--- BEGIN ---
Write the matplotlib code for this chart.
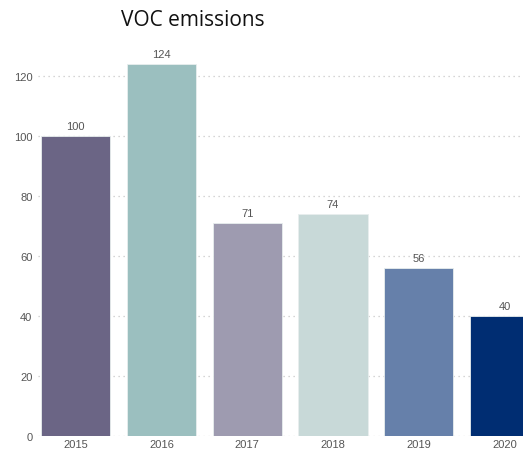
import matplotlib
matplotlib.use('Agg')
import matplotlib.pyplot as plt
import numpy as np

years = ['2015', '2016', '2017', '2018', '2019', '2020']
values = [100, 124, 71, 74, 56, 40]
colors = ['#6b6585', '#9bbfbf', '#9e9bb0', '#c8d9d8', '#6680aa', '#002d72']
yticks = [0, 20, 40, 60, 80, 100, 120]

W, H = 523, 452
fig = plt.figure(figsize=(W / 100, H / 100), dpi=100)
# axes runs off the right edge, like the clipped original
ax = fig.add_axes([38 / W, 1 - 437 / H, 1 - 38 / W, (437 - 50) / H])

x = np.arange(len(years))
ax.bar(x, values, width=0.81, color=colors, edgecolor='#e8eeee', linewidth=0.6, zorder=3)
for xi, v in zip(x, values):
    ax.text(xi, v + 1.5, f'{v}', ha='center', va='bottom', fontsize=8, color='#555555',
            family='Liberation Sans')

ax.set_xlim(-0.44, 5.216)
ax.set_ylim(0, 129)
ax.set_yticks(yticks)
ax.set_xticks(x)
ax.set_xticklabels(years)
ax.grid(axis='y', linestyle=(0, (1, 3)), color='#c8c8c8', linewidth=0.9, zorder=0)
for s in ax.spines.values():
    s.set_visible(False)
ax.tick_params(length=0, labelsize=8, colors='#555555')
ax.tick_params(axis='x', pad=2.5)
ax.tick_params(axis='y', pad=4)
for lab in ax.get_xticklabels() + ax.get_yticklabels():
    lab.set_family('Liberation Sans')

fig.text(193 / W, 1 - 20 / H, 'VOC emissions', ha='center', va='center', fontsize=15,
         family='Open Sans', color='#111111')

fig.savefig('out.png', dpi=100)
--- END ---
◆ SHORT EXERCISE
Write out again exactly the lines from the start of the data above through the line containing "ax = fig.add_axes([38", inclusive, excluding any pictures.

◆ OUTPUT BELOW
Write the matplotlib code for this chart.
import matplotlib
matplotlib.use('Agg')
import matplotlib.pyplot as plt
import numpy as np

years = ['2015', '2016', '2017', '2018', '2019', '2020']
values = [100, 124, 71, 74, 56, 40]
colors = ['#6b6585', '#9bbfbf', '#9e9bb0', '#c8d9d8', '#6680aa', '#002d72']
yticks = [0, 20, 40, 60, 80, 100, 120]

W, H = 523, 452
fig = plt.figure(figsize=(W / 100, H / 100), dpi=100)
# axes runs off the right edge, like the clipped original
ax = fig.add_axes([38 / W, 1 - 437 / H, 1 - 38 / W, (437 - 50) / H])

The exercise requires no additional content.